-- Start of Dataset excerpt --

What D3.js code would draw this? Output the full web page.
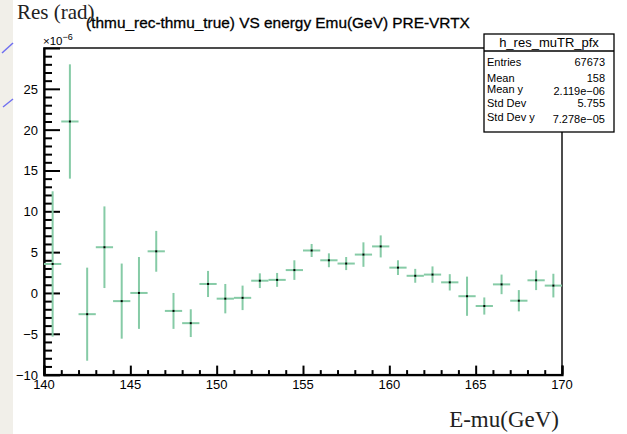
<!DOCTYPE html>
<html>
<head>
<meta charset="utf-8">
<script src="https://cdn.jsdelivr.net/npm/d3@7"></script>
<style>
  html, body { margin: 0; padding: 0; background: #fff; }
  svg { display: block; }
</style>
</head>
<body>
<svg id="chart" width="627" height="434"></svg>
<script>
// Profile of theta_mu residual vs muon energy (values in units of 1e-6 rad)
const energy = [140.5, 141.5, 142.5, 143.5, 144.5, 145.5, 146.5, 147.5, 148.5, 149.5,
                150.5, 151.5, 152.5, 153.5, 154.5, 155.5, 156.5, 157.5, 158.5, 159.5,
                160.5, 161.5, 162.5, 163.5, 164.5, 165.5, 166.5, 167.5, 168.5, 169.5];
const binWidth = 1;
const meanRes = [3.55, 21.0, -2.6, 5.6, -1.0, 0.0, 5.1, -2.2, -3.7, 1.1,
                 -0.7, -0.6, 1.5, 1.6, 2.8, 5.2, 4.0, 3.6, 4.7, 5.7,
                 3.1, 2.1, 2.25, 1.3, -0.4, -1.6, 1.05, -0.95, 1.55, 0.9];
const errRes = [8.9, 7.0, 5.7, 5.0, 4.6, 4.4, 2.5, 2.2, 1.7, 1.6,
                1.8, 1.5, 0.9, 0.85, 1.2, 0.8, 0.85, 0.8, 1.5, 1.35,
                0.9, 0.85, 1.0, 1.0, 2.4, 1.05, 1.2, 1.3, 1.2, 1.45];
const xTicks = [140, 145, 150, 155, 160, 165, 170];
const yTicks = [-10, -5, 0, 5, 10, 15, 20, 25];
const statLabels = ["Entries", "Mean", "Mean y", "Std Dev", "Std Dev y"];
const statValues = ["67673", "158", "2.119e\u221206", "5.755", "7.278e\u221205"];

const svg = d3.select("#chart");
const sans = "'Liberation Sans', Arial, Helvetica, sans-serif";
const serif = "'Liberation Serif', 'Times New Roman', serif";

const x = d3.scaleLinear().domain([140, 170]).range([44, 562]);
const y = d3.scaleLinear().domain([-10, 30]).range([374.6, 48]);

// left margin strip with decorative strokes
svg.append("rect").attr("x", 0).attr("y", 0).attr("width", 13).attr("height", 434)
  .attr("fill", "#f1efe9");
svg.append("line").attr("x1", 2).attr("y1", 53).attr("x2", 13).attr("y2", 43)
  .attr("stroke", "#6f6ff0").attr("stroke-width", 1.5);
svg.append("line").attr("x1", 3).attr("y1", 107).attr("x2", 13).attr("y2", 99)
  .attr("stroke", "#6f6ff0").attr("stroke-width", 1.5);

// frame
svg.append("rect").attr("x", x(140)).attr("y", y(30))
  .attr("width", x(170) - x(140)).attr("height", y(-10) - y(30))
  .attr("fill", "none").attr("stroke", "#000").attr("stroke-width", 1.4);

// y axis: major ticks with labels, minor ticks each unit
const yAxis = d3.axisRight(y).tickValues(yTicks).tickSize(16).tickFormat("");
const gy = svg.append("g").attr("transform", `translate(${x(140)},0)`).call(yAxis);
gy.select(".domain").attr("stroke-width", 2.2);
gy.selectAll(".tick line").attr("stroke-width", 2);
const yMinor = d3.axisRight(y).tickValues(d3.range(-10, 30, 1).filter(v => v % 5 !== 0))
  .tickSize(8).tickFormat("");
const gym = svg.append("g").attr("transform", `translate(${x(140)},0)`).call(yMinor);
gym.select(".domain").remove();
gym.selectAll(".tick line").attr("stroke-width", 2);
svg.append("g").selectAll("text").data(yTicks).join("text")
  .attr("x", 38).attr("y", d => y(d) + 5)
  .attr("text-anchor", "end").attr("font-family", sans).attr("font-size", 13)
  .text(d => d < 0 ? "\u2212" + Math.abs(d) : d);

// x axis
const xAxis = d3.axisTop(x).tickValues(xTicks).tickSize(9).tickFormat("");
const gx = svg.append("g").attr("transform", `translate(0,${y(-10)})`).call(xAxis);
gx.select(".domain").attr("stroke-width", 2.2);
gx.selectAll(".tick line").attr("stroke-width", 2);
const xMinor = d3.axisTop(x).tickValues(d3.range(141, 170, 1).filter(v => v % 5 !== 0))
  .tickSize(4.5).tickFormat("");
const gxm = svg.append("g").attr("transform", `translate(0,${y(-10)})`).call(xMinor);
gxm.select(".domain").remove();
gxm.selectAll(".tick line").attr("stroke-width", 2);
svg.append("g").selectAll("text").data(xTicks).join("text")
  .attr("x", d => x(d)).attr("y", 389)
  .attr("text-anchor", "middle").attr("font-family", sans).attr("font-size", 13)
  .text(d => d);

// exponent marker
const expo = svg.append("text").attr("x", 43).attr("y", 45)
  .attr("font-family", sans).attr("font-size", 11.5);
expo.append("tspan").text("\u00d710");
expo.append("tspan").attr("dy", -5).attr("font-size", 9).text("\u22126");

// profile points with error bars
const marks = svg.append("g");
const barColor = "#86cba6";
marks.selectAll("line.h").data(energy).join("line").attr("class", "h")
  .attr("x1", d => x(d - binWidth / 2)).attr("x2", d => x(d + binWidth / 2))
  .attr("y1", (d, i) => y(meanRes[i])).attr("y2", (d, i) => y(meanRes[i]))
  .attr("stroke", barColor).attr("stroke-width", 2);
marks.selectAll("line.v").data(energy).join("line").attr("class", "v")
  .attr("x1", d => x(d)).attr("x2", d => x(d))
  .attr("y1", (d, i) => y(meanRes[i] + errRes[i])).attr("y2", (d, i) => y(meanRes[i] - errRes[i]))
  .attr("stroke", barColor).attr("stroke-width", 2);
marks.selectAll("rect").data(energy).join("rect")
  .attr("x", d => x(d) - 1).attr("y", (d, i) => y(meanRes[i]) - 1)
  .attr("width", 2).attr("height", 2).attr("fill", "#000");

// title
svg.append("text").attr("x", 278).attr("y", 28).attr("text-anchor", "middle")
  .attr("font-family", sans).attr("font-size", 15.4)
  .attr("stroke", "#000").attr("stroke-width", 0.3)
  .text("(thmu_rec-thmu_true) VS energy Emu(GeV) PRE-VRTX");

// statistics box
const box = svg.append("g");
box.append("rect").attr("x", 484).attr("y", 34).attr("width", 130).attr("height", 98)
  .attr("fill", "#fff").attr("stroke", "#000").attr("stroke-width", 1.3);
box.append("line").attr("x1", 484).attr("x2", 614).attr("y1", 51).attr("y2", 51)
  .attr("stroke", "#000").attr("stroke-width", 1.3);
box.append("text").attr("x", 549).attr("y", 47).attr("text-anchor", "middle")
  .attr("font-family", sans).attr("font-size", 13).text("h_res_muTR_pfx");
const rowY = [66, 82, 93, 107, 121];
box.selectAll("text.lab").data(statLabels).join("text").attr("class", "lab")
  .attr("x", 487).attr("y", (d, i) => rowY[i])
  .attr("font-family", sans).attr("font-size", 11).text(d => d);
box.selectAll("text.val").data(statValues).join("text").attr("class", "val")
  .attr("x", 605).attr("y", (d, i) => rowY[i] + (i === 2 || i === 4 ? 2 : 0))
  .attr("text-anchor", "end")
  .attr("font-family", sans).attr("font-size", 11).text(d => d);

// axis titles
svg.append("text").attr("x", 17).attr("y", 19)
  .attr("font-family", serif).attr("font-size", 21).attr("fill", "#222")
  .text("Res (rad)");
svg.append("text").attr("x", 559).attr("y", 427).attr("text-anchor", "end")
  .attr("font-family", serif).attr("font-size", 23).attr("fill", "#222")
  .text("E-mu(GeV)");
</script>
</body>
</html>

-- End of Dataset excerpt --

**Your instructions:** Retype the listing exactly. Pictures do not belong in the copy.

**Finished task:**
What D3.js code would draw this? Output the full web page.
<!DOCTYPE html>
<html>
<head>
<meta charset="utf-8">
<script src="https://cdn.jsdelivr.net/npm/d3@7"></script>
<style>
  html, body { margin: 0; padding: 0; background: #fff; }
  svg { display: block; }
</style>
</head>
<body>
<svg id="chart" width="627" height="434"></svg>
<script>
// Profile of theta_mu residual vs muon energy (values in units of 1e-6 rad)
const energy = [140.5, 141.5, 142.5, 143.5, 144.5, 145.5, 146.5, 147.5, 148.5, 149.5,
                150.5, 151.5, 152.5, 153.5, 154.5, 155.5, 156.5, 157.5, 158.5, 159.5,
                160.5, 161.5, 162.5, 163.5, 164.5, 165.5, 166.5, 167.5, 168.5, 169.5];
const binWidth = 1;
const meanRes = [3.55, 21.0, -2.6, 5.6, -1.0, 0.0, 5.1, -2.2, -3.7, 1.1,
                 -0.7, -0.6, 1.5, 1.6, 2.8, 5.2, 4.0, 3.6, 4.7, 5.7,
                 3.1, 2.1, 2.25, 1.3, -0.4, -1.6, 1.05, -0.95, 1.55, 0.9];
const errRes = [8.9, 7.0, 5.7, 5.0, 4.6, 4.4, 2.5, 2.2, 1.7, 1.6,
                1.8, 1.5, 0.9, 0.85, 1.2, 0.8, 0.85, 0.8, 1.5, 1.35,
                0.9, 0.85, 1.0, 1.0, 2.4, 1.05, 1.2, 1.3, 1.2, 1.45];
const xTicks = [140, 145, 150, 155, 160, 165, 170];
const yTicks = [-10, -5, 0, 5, 10, 15, 20, 25];
const statLabels = ["Entries", "Mean", "Mean y", "Std Dev", "Std Dev y"];
const statValues = ["67673", "158", "2.119e\u221206", "5.755", "7.278e\u221205"];

const svg = d3.select("#chart");
const sans = "'Liberation Sans', Arial, Helvetica, sans-serif";
const serif = "'Liberation Serif', 'Times New Roman', serif";

const x = d3.scaleLinear().domain([140, 170]).range([44, 562]);
const y = d3.scaleLinear().domain([-10, 30]).range([374.6, 48]);

// left margin strip with decorative strokes
svg.append("rect").attr("x", 0).attr("y", 0).attr("width", 13).attr("height", 434)
  .attr("fill", "#f1efe9");
svg.append("line").attr("x1", 2).attr("y1", 53).attr("x2", 13).attr("y2", 43)
  .attr("stroke", "#6f6ff0").attr("stroke-width", 1.5);
svg.append("line").attr("x1", 3).attr("y1", 107).attr("x2", 13).attr("y2", 99)
  .attr("stroke", "#6f6ff0").attr("stroke-width", 1.5);

// frame
svg.append("rect").attr("x", x(140)).attr("y", y(30))
  .attr("width", x(170) - x(140)).attr("height", y(-10) - y(30))
  .attr("fill", "none").attr("stroke", "#000").attr("stroke-width", 1.4);

// y axis: major ticks with labels, minor ticks each unit
const yAxis = d3.axisRight(y).tickValues(yTicks).tickSize(16).tickFormat("");
const gy = svg.append("g").attr("transform", `translate(${x(140)},0)`).call(yAxis);
gy.select(".domain").attr("stroke-width", 2.2);
gy.selectAll(".tick line").attr("stroke-width", 2);
const yMinor = d3.axisRight(y).tickValues(d3.range(-10, 30, 1).filter(v => v % 5 !== 0))
  .tickSize(8).tickFormat("");
const gym = svg.append("g").attr("transform", `translate(${x(140)},0)`).call(yMinor);
gym.select(".domain").remove();
gym.selectAll(".tick line").attr("stroke-width", 2);
svg.append("g").selectAll("text").data(yTicks).join("text")
  .attr("x", 38).attr("y", d => y(d) + 5)
  .attr("text-anchor", "end").attr("font-family", sans).attr("font-size", 13)
  .text(d => d < 0 ? "\u2212" + Math.abs(d) : d);

// x axis
const xAxis = d3.axisTop(x).tickValues(xTicks).tickSize(9).tickFormat("");
const gx = svg.append("g").attr("transform", `translate(0,${y(-10)})`).call(xAxis);
gx.select(".domain").attr("stroke-width", 2.2);
gx.selectAll(".tick line").attr("stroke-width", 2);
const xMinor = d3.axisTop(x).tickValues(d3.range(141, 170, 1).filter(v => v % 5 !== 0))
  .tickSize(4.5).tickFormat("");
const gxm = svg.append("g").attr("transform", `translate(0,${y(-10)})`).call(xMinor);
gxm.select(".domain").remove();
gxm.selectAll(".tick line").attr("stroke-width", 2);
svg.append("g").selectAll("text").data(xTicks).join("text")
  .attr("x", d => x(d)).attr("y", 389)
  .attr("text-anchor", "middle").attr("font-family", sans).attr("font-size", 13)
  .text(d => d);

// exponent marker
const expo = svg.append("text").attr("x", 43).attr("y", 45)
  .attr("font-family", sans).attr("font-size", 11.5);
expo.append("tspan").text("\u00d710");
expo.append("tspan").attr("dy", -5).attr("font-size", 9).text("\u22126");

// profile points with error bars
const marks = svg.append("g");
const barColor = "#86cba6";
marks.selectAll("line.h").data(energy).join("line").attr("class", "h")
  .attr("x1", d => x(d - binWidth / 2)).attr("x2", d => x(d + binWidth / 2))
  .attr("y1", (d, i) => y(meanRes[i])).attr("y2", (d, i) => y(meanRes[i]))
  .attr("stroke", barColor).attr("stroke-width", 2);
marks.selectAll("line.v").data(energy).join("line").attr("class", "v")
  .attr("x1", d => x(d)).attr("x2", d => x(d))
  .attr("y1", (d, i) => y(meanRes[i] + errRes[i])).attr("y2", (d, i) => y(meanRes[i] - errRes[i]))
  .attr("stroke", barColor).attr("stroke-width", 2);
marks.selectAll("rect").data(energy).join("rect")
  .attr("x", d => x(d) - 1).attr("y", (d, i) => y(meanRes[i]) - 1)
  .attr("width", 2).attr("height", 2).attr("fill", "#000");

// title
svg.append("text").attr("x", 278).attr("y", 28).attr("text-anchor", "middle")
  .attr("font-family", sans).attr("font-size", 15.4)
  .attr("stroke", "#000").attr("stroke-width", 0.3)
  .text("(thmu_rec-thmu_true) VS energy Emu(GeV) PRE-VRTX");

// statistics box
const box = svg.append("g");
box.append("rect").attr("x", 484).attr("y", 34).attr("width", 130).attr("height", 98)
  .attr("fill", "#fff").attr("stroke", "#000").attr("stroke-width", 1.3);
box.append("line").attr("x1", 484).attr("x2", 614).attr("y1", 51).attr("y2", 51)
  .attr("stroke", "#000").attr("stroke-width", 1.3);
box.append("text").attr("x", 549).attr("y", 47).attr("text-anchor", "middle")
  .attr("font-family", sans).attr("font-size", 13).text("h_res_muTR_pfx");
const rowY = [66, 82, 93, 107, 121];
box.selectAll("text.lab").data(statLabels).join("text").attr("class", "lab")
  .attr("x", 487).attr("y", (d, i) => rowY[i])
  .attr("font-family", sans).attr("font-size", 11).text(d => d);
box.selectAll("text.val").data(statValues).join("text").attr("class", "val")
  .attr("x", 605).attr("y", (d, i) => rowY[i] + (i === 2 || i === 4 ? 2 : 0))
  .attr("text-anchor", "end")
  .attr("font-family", sans).attr("font-size", 11).text(d => d);

// axis titles
svg.append("text").attr("x", 17).attr("y", 19)
  .attr("font-family", serif).attr("font-size", 21).attr("fill", "#222")
  .text("Res (rad)");
svg.append("text").attr("x", 559).attr("y", 427).attr("text-anchor", "end")
  .attr("font-family", serif).attr("font-size", 23).attr("fill", "#222")
  .text("E-mu(GeV)");
</script>
</body>
</html>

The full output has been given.